Five domains give the trigonal bipyramid, the one shape whose corners are not all equivalent: three sit in a flat equatorial belt 120 degrees apart, while two axial sites stick straight up and down. PCl5 is the classic example. Six domains give the beautifully symmetric octahedron — think of a central atom at the middle of a die with a bond poking through each of the six faces, all corners equivalent at 90 degrees, as in SF6. Everything else in VSEPR is one of these five parents with one or more corners quietly replaced by a lone pair.
domains parent geometry ideal angle 2 linear 180 3 trigonal planar 120 4 tetrahedral 109.5 5 trigonal bipyramidal 120 (eq) / 90 (ax) 6 octahedral 90
Lone pairs are pushier than bonds
Here is the subtlety that makes VSEPR feel alive. A bonding pair is held between two nuclei, stretched out and pinned in place. A lone pair belongs to the central atom alone, so it is fatter, closer in, and far more demanding of space. The ranking of repulsions is lone pair–lone pair > lone pair–bond > bond–bond. This is the heart of lone-pair repulsion: a lone pair does not just take up a corner, it elbows the bonding pairs closer together and squeezes the bond angles below their ideal value.
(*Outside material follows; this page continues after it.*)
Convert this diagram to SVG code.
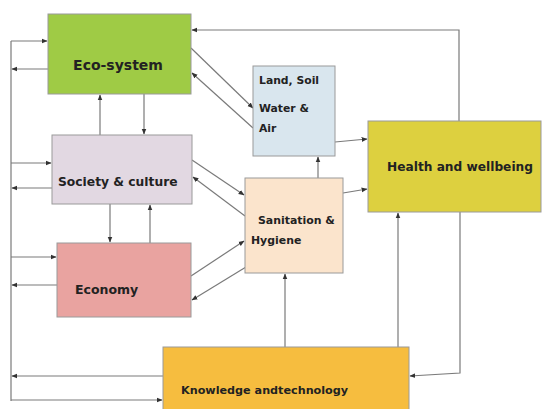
<svg xmlns="http://www.w3.org/2000/svg" width="549" height="409" viewBox="0 0 549 409">
<style>
.box{stroke:#9a9a9a;stroke-width:1}
.lbl{font-family:"DejaVu Sans","Liberation Sans",sans-serif;font-weight:bold;fill:#222222}
.ln{fill:none;stroke:#7a7a7a;stroke-width:1.2}
</style>
<defs>
<marker id="ah" viewBox="0 0 10 10" refX="9" refY="5" markerWidth="6" markerHeight="6" markerUnits="userSpaceOnUse" orient="auto">
<path d="M0,1 L10,5 L0,9 z" fill="#333"/>
</marker>
</defs>
<rect width="549" height="409" fill="#ffffff"/>
<g id="connectors">
<polyline class="ln" points="459,121 459,30 192,30" marker-end="url(#ah)"/>
<line class="ln" x1="191" y1="48" x2="253" y2="108" marker-end="url(#ah)"/>
<line class="ln" x1="253" y1="128" x2="192" y2="73" marker-end="url(#ah)"/>
<line class="ln" x1="100" y1="135" x2="100" y2="95" marker-end="url(#ah)"/>
<line class="ln" x1="144" y1="94" x2="144" y2="134" marker-end="url(#ah)"/>
<line class="ln" x1="11" y1="41" x2="11" y2="401"/>
<line class="ln" x1="11" y1="41" x2="47" y2="41" marker-end="url(#ah)"/>
<line class="ln" x1="48" y1="69" x2="12" y2="69" marker-end="url(#ah)"/>
<line class="ln" x1="11" y1="163" x2="51" y2="163" marker-end="url(#ah)"/>
<line class="ln" x1="52" y1="188" x2="12" y2="188" marker-end="url(#ah)"/>
<line class="ln" x1="11" y1="257" x2="56" y2="257" marker-end="url(#ah)"/>
<line class="ln" x1="57" y1="285" x2="12" y2="285" marker-end="url(#ah)"/>
<line class="ln" x1="163" y1="376" x2="12" y2="376" marker-end="url(#ah)"/>
<line class="ln" x1="11" y1="400" x2="162" y2="400" marker-end="url(#ah)"/>
<line class="ln" x1="110" y1="204" x2="110" y2="242" marker-end="url(#ah)"/>
<line class="ln" x1="150" y1="243" x2="150" y2="205" marker-end="url(#ah)"/>
<line class="ln" x1="192" y1="160" x2="244" y2="195" marker-end="url(#ah)"/>
<line class="ln" x1="245" y1="216" x2="193" y2="177" marker-end="url(#ah)"/>
<line class="ln" x1="191" y1="276" x2="244" y2="241" marker-end="url(#ah)"/>
<line class="ln" x1="246" y1="267" x2="192" y2="300" marker-end="url(#ah)"/>
<line class="ln" x1="318" y1="178" x2="318" y2="157" marker-end="url(#ah)"/>
<line class="ln" x1="335" y1="142" x2="367" y2="139" marker-end="url(#ah)"/>
<line class="ln" x1="343" y1="193" x2="367" y2="189" marker-end="url(#ah)"/>
<line class="ln" x1="285" y1="347" x2="285" y2="274" marker-end="url(#ah)"/>
<line class="ln" x1="398" y1="347" x2="398" y2="213" marker-end="url(#ah)"/>
<polyline class="ln" points="460,212 460,373 410,376" marker-end="url(#ah)"/>
</g>
<g id="eco">
<rect class="box" x="48" y="14" width="143" height="80" fill="#9fcb45"/>
<text class="lbl" x="118" y="70" font-size="14" text-anchor="middle">Eco-system</text>
</g>
<g id="society">
<rect class="box" x="52" y="135" width="140" height="69" fill="#e2d8e2"/>
<text class="lbl" x="58" y="186" font-size="12.3">Society &amp; culture</text>
</g>
<g id="economy">
<rect class="box" x="57" y="243" width="134" height="74" fill="#e9a3a0"/>
<text class="lbl" x="75" y="294" font-size="12.5">Economy</text>
</g>
<g id="land">
<rect class="box" x="253" y="66" width="82" height="90" fill="#d9e6ee"/>
<text class="lbl" x="259" y="84" font-size="10.8">Land, Soil</text>
<text class="lbl" x="259" y="112" font-size="10.8">Water &amp;</text>
<text class="lbl" x="259" y="132" font-size="10.8">Air</text>
</g>
<g id="sanitation">
<rect class="box" x="245" y="178" width="98" height="95" fill="#fbe4cc"/>
<text class="lbl" x="258" y="224" font-size="10.9">Sanitation &amp;</text>
<text class="lbl" x="251" y="244" font-size="10.9">Hygiene</text>
</g>
<g id="health">
<rect class="box" x="368" y="121" width="173" height="91" fill="#ddd03f"/>
<text class="lbl" x="460" y="171" font-size="12.2" text-anchor="middle">Health and wellbeing</text>
</g>
<g id="knowledge">
<rect class="box" x="163" y="347" width="246" height="66" fill="#f6bd3f"/>
<text class="lbl" x="181" y="394" font-size="11.2">Knowledge andtechnology</text>
</g>
</svg>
Watch it work on the four-domain family. Methane CH4 has four bonds and no lone pairs: a perfect tetrahedron at 109.5 degrees. Ammonia NH3 has three bonds and one lone pair: the lone pair pushes the three N-H bonds down to about 107 degrees, giving a trigonal-pyramidal shape — a tetrahedron with one corner missing an atom. Water H2O has two bonds and two lone pairs: the two lone pairs press hard, closing the H-O-H angle to about 104.5 degrees and giving the familiar bent shape. Same parent geometry, three different molecular shapes, all explained by how many corners are lone pairs.
The distorted shapes, named and explained
Once you accept that lone pairs occupy corners but hide from view, every named shape falls out by subtraction. From a tetrahedron: remove one corner's atom to get trigonal pyramidal (NH3), remove two to get bent (H2O). From a trigonal bipyramid: one equatorial lone pair gives the see-saw of SF4 (picture the axial pair as the plank and the two equatorial bonds as the legs), two equatorial lone pairs give the T-shape of ClF3, three give linear XeF2. From an octahedron: one lone pair gives a square pyramid (BrF5), and two lone pairs — which sit opposite each other to stay maximally apart — give the flat square-planar shape of XeF4.
Notice that the molecules that need five or six domains — SF4, ClF3, XeF2, BrF5, XeF4, SF6 — all have central atoms from period 3 and below carrying more than eight electrons. This is hypervalency, and it is worth being honest about. The old textbook story said sulfur or xenon expands its octet by using its empty d orbitals. Modern calculations show that explanation is largely wrong: the d orbitals are too high in energy to contribute much. The bonding is better described by highly polar bonds and three-center interactions. The good news for you: VSEPR does not care about the reason. It only counts domains, and it still nails the shape.
A worked recipe, and what shape buys you
Let us pin down a procedure you can run on any small molecule. Take the sulfite ion, SO3 with a 2- charge, as a test case. The trick that makes counting fast is to find the steric number of the central atom: the number of atoms bonded to it plus the number of lone pairs on it. That single number is the count of electron domains, and it picks the parent geometry straight off the table.
- Draw the Lewis structure and pick the central atom (usually the least electronegative, here sulfur). For SO3 2-, sulfur bonds to three oxygens and keeps one lone pair.
- Find the steric number: 3 bonded atoms + 1 lone pair = 4 domains. (Double bonds still count as one domain, so it does not matter how you draw the resonance.)
- Read the parent geometry off the table: 4 domains means tetrahedral electron-domain geometry.
- Subtract the lone pair to get the molecular shape: 3 atoms + 1 lone pair from a tetrahedron is trigonal pyramidal, just like NH3, with O-S-O angles a touch under 109.5 degrees.
Why bother predicting shape at all? Because shape decides whether a molecule is polar. If the individual bond dipoles point in directions that cancel, the molecule has no net dipole moment; if the shape is lopsided, they add up. Linear CO2 is nonpolar because its two C=O dipoles point exactly opposite and cancel — but bent H2O is strongly polar because its two O-H dipoles, splayed at 104.5 degrees, do not. Likewise tetrahedral CCl4 is nonpolar while pyramidal NH3 and see-saw SF4 are polar. Shape is also why XeF4, being flat and symmetric, has no dipole even though it is bristling with polar Xe-F bonds.
Where VSEPR ends and the next idea begins
VSEPR is astonishingly good for what it costs — a model with essentially one rule. But be honest about its limits. It is a model of repulsion between electron clouds, not a theory of bonding, so it explains shape but says nothing about bond strength or why a bond forms. It can stumble: some heavy-element molecules are bent or pyramidal where VSEPR predicts symmetry, and it does not handle the geometries of transition-metal complexes well — those are ruled by the d electrons and crystal field effects you will meet in a later rung.
There is also a frequent misreading worth heading off. VSEPR is sometimes taught hand-in-hand with hybridization — sp for linear, sp2 for trigonal planar, sp3 for tetrahedral — as though the hybrid orbitals cause the shape. They do not. The geometry comes first, set by electron-pair repulsion; hybridization is a second, separate bookkeeping language that describes the same arrangement in terms of orbitals. Keep them distinct in your mind. The next guide takes up hybridization properly and shows how it stitches VSEPR shapes onto the valence-bond picture of bonding.